Both problems can be solved by alternatives (own vertex shader for the dual lighting, FBO for the front buffer image recycling), but I was kinda hoping on a 'easy' port.

Also nether are problems on the Windows version and the solutions increase minimum requirements to be enabled.
Re: Question to the Linux users
I don't seem to have any notable issues with AMD/ATI's proprietary driver and a two-monitor setup. Maybe this is caused by the differences in in how X and Windows handles this? I think X gives you more alternatives in terms of desktops and such.

I have generally experienced that the Radeon driver is not very usable. As for the frontbuffer issue, that is not something I have tried.
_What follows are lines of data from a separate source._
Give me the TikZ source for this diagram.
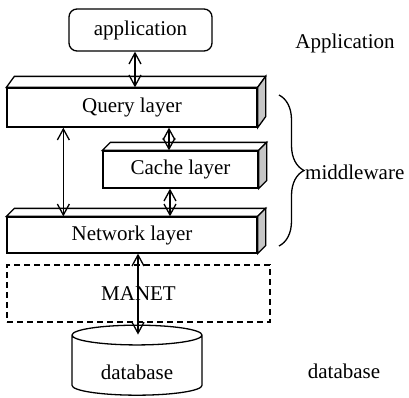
\documentclass[tikz,border=0pt]{standalone}
\usepackage{fontspec}
\setmainfont{Liberation Serif}
\usetikzlibrary{shapes.geometric,arrows.meta,calc,decorations.pathreplacing}

\begin{document}
\begin{tikzpicture}[
  x=1pt, y=-1pt,
  txt/.style={font=\fontsize{21}{25}\selectfont},
  layer/.style 2 args={draw, line width=1.3pt, fill=white, txt,
    minimum width=#1, minimum height=#2, inner sep=0pt},
  biarr/.style={<->, >={Straight Barb[length=11pt,width=12pt]}, line width=1.3pt}
]
  \useasboundingbox (0,0) rectangle (409,397);

  % Application box
  \node[draw, line width=1.3pt, rounded corners=8pt, minimum width=143pt,
    minimum height=42pt, txt] (app) at (140.5,30) {application};

  % Layers
  \node[layer={250pt}{39pt}] (query) at (132,107.5) {Query layer};
  \node[layer={155pt}{37pt}] (cache) at (180.5,169.5) {Cache layer};
  \node[layer={250pt}{36pt}] (network) at (132,235) {Network layer};

  \foreach \n/\d in {query/11,cache/8,network/8} {
    \draw[line width=1.3pt, fill=white] (\n.north west) -- ++(8,-\d)
      -- ($(\n.north east)+(8,-\d)$) -- (\n.north east) -- cycle;
    \draw[line width=1.3pt, fill=gray!45] (\n.north east) -- ++(8,-\d)
      -- ($(\n.south east)+(8,-\d)$) -- (\n.south east) -- cycle;
  }

  % MANET and database
  \node[draw, line width=1.3pt, dash pattern=on 6pt off 4pt, minimum width=263pt,
    minimum height=57pt, txt] (manet) at (138.5,293.5) {MANET};
  \node[cylinder, shape border rotate=90, draw, line width=1.3pt, aspect=0.25,
    minimum width=130pt, minimum height=70pt, txt, text height=24pt,
    text depth=0pt] (db) at (137,367) {database};

  % Arrows
  \draw[biarr] (app.south) ++(-5.5,0) coordinate (a1) -- (a1 |- query.north);
  \draw[biarr] (query.south west) ++(57,0) coordinate (a2) -- (a2 |- network.north);
  \draw[biarr] (cache.north) ++(-11.5,0) coordinate (a3) -- (a3 |- query.south);
  \draw[biarr] (cache.south) ++(-10.5,0) coordinate (a4) -- (a4 |- network.north);
  \draw[biarr] (network.south) ++(6,0) coordinate (a5) -- ($(a5 |- db.top)+(0,10)$);

  % Brace
  \coordinate (btop) at (279,95);
  \coordinate (bbot) at (279,246);
  \draw[line width=1.3pt, decorate, decoration={brace, amplitude=25pt}] (btop) -- (bbot);

  % Side labels
  \node[txt] (lapp) at (345,43) {Application};
  \node[txt, anchor=west, inner sep=0pt] (mw) at (305,172.5) {middleware};
  \node[txt] (ldb) at (344,371) {database};
\end{tikzpicture}
\end{document}
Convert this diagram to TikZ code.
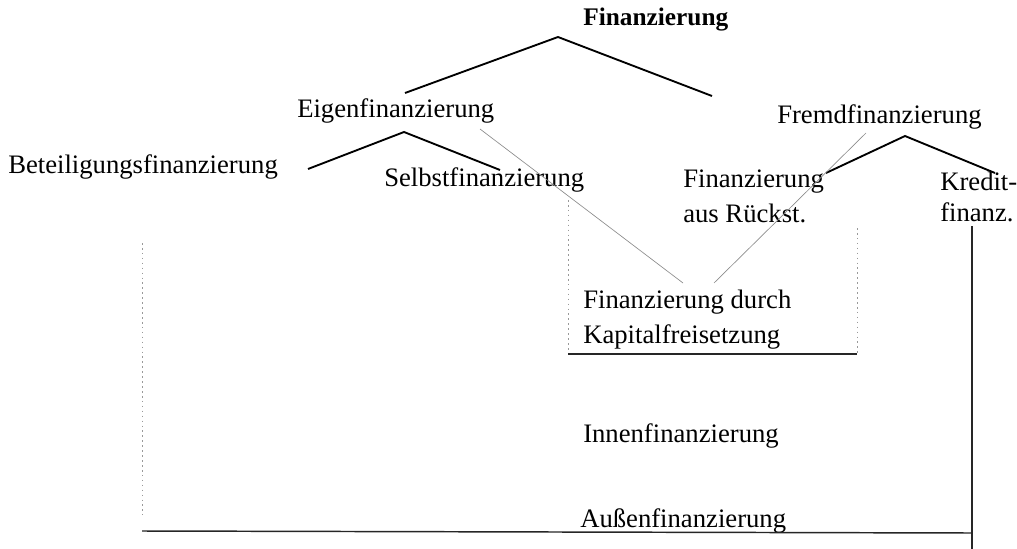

I use shaders for everything in what I do at work, but it is not the most advanced type of application (in terms of shininess).
Re: Question to the Linux users
I think I found a solution for the dual screen issue (I have to increase the maximum virtual desktop size), but I havn't tried that yet.

Yes a custom shader for rendering the triangles in their current state shouldn't be to hard to write (could pretty much use the examples in the OpenGL bible), but when I'm going to replace the stock shader I also want to explore things like rendering rubber, metal and plastic noticeably different. I'm also playing with the thought of adding (optional) per pixel lighting and shadows just to keep me busy during the upcoming holidays Smile

The front buffer issue, isn't a real bug also, cause the standard does not guarantee it's state upon next rendering cycle. But so far this trick worked on most systems in order to just copy e.g. the partbin panel content instead of re rendering it when only the editor window changed (I'm using a single context).